— To do —
Write out every line below that includes the word "React".

-- START Source data --

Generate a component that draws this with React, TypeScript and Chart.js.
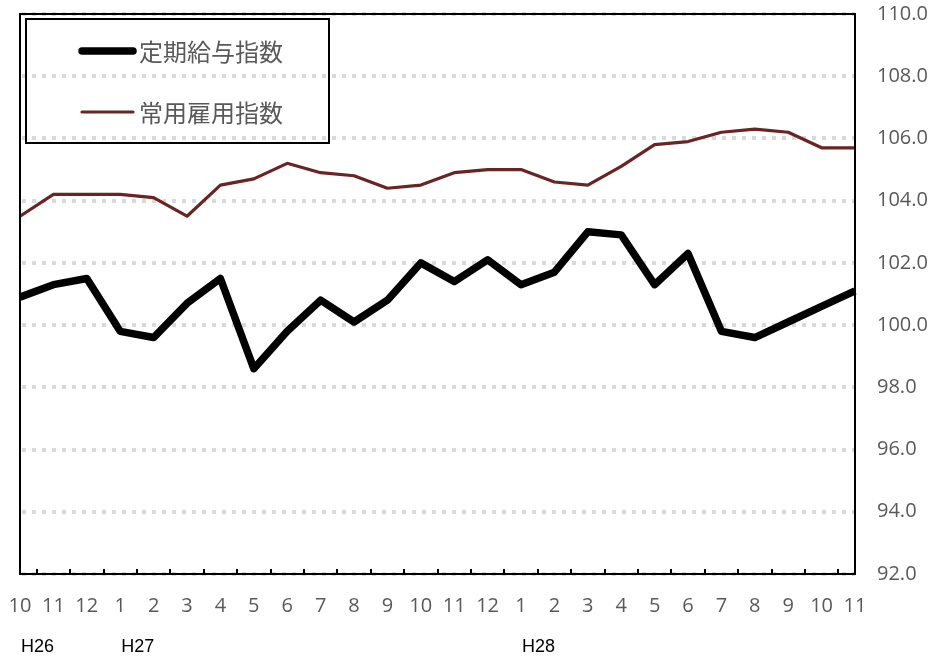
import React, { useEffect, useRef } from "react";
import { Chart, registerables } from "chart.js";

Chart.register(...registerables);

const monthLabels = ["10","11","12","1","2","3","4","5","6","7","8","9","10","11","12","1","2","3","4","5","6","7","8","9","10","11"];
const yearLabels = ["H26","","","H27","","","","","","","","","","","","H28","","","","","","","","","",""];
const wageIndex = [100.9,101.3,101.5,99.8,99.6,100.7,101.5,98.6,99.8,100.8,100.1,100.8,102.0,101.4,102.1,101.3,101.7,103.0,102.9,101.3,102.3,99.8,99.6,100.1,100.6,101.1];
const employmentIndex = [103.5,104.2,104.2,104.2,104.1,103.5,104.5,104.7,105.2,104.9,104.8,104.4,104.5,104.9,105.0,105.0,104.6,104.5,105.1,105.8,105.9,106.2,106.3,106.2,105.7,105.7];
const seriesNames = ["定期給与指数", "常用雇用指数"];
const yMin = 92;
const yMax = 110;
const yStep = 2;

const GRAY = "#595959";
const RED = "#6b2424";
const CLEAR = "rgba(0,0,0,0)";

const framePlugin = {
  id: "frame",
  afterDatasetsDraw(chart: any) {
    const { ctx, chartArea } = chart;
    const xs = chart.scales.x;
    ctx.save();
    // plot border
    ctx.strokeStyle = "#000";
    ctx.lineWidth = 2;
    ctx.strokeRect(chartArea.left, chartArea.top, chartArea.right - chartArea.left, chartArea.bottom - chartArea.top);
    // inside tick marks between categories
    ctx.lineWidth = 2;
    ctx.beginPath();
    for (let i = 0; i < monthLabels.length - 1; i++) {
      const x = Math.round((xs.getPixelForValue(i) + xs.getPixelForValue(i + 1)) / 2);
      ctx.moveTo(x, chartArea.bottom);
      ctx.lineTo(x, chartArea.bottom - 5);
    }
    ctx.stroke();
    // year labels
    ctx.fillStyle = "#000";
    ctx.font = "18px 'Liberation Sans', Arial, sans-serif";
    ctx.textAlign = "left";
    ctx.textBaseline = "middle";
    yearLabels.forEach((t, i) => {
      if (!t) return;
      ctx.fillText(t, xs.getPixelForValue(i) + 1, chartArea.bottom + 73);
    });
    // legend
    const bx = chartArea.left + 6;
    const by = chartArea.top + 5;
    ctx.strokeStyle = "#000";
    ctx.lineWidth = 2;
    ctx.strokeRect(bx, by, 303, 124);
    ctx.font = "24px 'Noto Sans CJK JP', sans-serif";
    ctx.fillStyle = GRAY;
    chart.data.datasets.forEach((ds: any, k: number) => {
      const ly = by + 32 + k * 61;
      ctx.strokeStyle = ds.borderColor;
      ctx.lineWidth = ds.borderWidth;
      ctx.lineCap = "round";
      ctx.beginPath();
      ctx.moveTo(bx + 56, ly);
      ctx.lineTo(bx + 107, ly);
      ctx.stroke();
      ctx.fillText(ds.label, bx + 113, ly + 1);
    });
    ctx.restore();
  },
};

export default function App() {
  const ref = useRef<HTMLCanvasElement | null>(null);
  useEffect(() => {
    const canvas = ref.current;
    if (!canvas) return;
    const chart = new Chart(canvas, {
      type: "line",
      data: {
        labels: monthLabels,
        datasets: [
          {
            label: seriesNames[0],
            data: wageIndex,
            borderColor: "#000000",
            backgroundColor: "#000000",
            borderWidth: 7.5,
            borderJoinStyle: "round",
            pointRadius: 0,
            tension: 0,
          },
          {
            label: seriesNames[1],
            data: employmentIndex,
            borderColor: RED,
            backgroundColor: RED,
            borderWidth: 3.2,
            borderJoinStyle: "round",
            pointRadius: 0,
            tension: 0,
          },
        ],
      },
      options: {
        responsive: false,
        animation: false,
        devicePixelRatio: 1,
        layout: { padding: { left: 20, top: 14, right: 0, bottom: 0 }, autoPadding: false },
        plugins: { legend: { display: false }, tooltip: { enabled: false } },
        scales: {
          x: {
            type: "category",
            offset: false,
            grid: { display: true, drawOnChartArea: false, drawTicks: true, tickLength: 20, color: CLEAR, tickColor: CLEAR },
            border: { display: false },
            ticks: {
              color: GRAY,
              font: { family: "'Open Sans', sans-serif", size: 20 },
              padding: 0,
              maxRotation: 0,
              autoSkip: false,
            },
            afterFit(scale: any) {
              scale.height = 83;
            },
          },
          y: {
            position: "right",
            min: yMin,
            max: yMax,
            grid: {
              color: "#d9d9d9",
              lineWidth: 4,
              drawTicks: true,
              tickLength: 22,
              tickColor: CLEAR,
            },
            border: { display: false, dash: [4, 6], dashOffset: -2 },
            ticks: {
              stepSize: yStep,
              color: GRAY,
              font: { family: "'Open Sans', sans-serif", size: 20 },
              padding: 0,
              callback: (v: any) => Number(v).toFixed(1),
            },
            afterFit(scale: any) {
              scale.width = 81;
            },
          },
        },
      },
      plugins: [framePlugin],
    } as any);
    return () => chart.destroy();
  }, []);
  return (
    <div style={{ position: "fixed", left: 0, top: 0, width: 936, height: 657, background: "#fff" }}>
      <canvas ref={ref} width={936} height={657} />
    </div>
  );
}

-- END Source data --

— Response —
Generate a component that draws this with React, TypeScript and Chart.js.
import React, { useEffect, useRef } from "react";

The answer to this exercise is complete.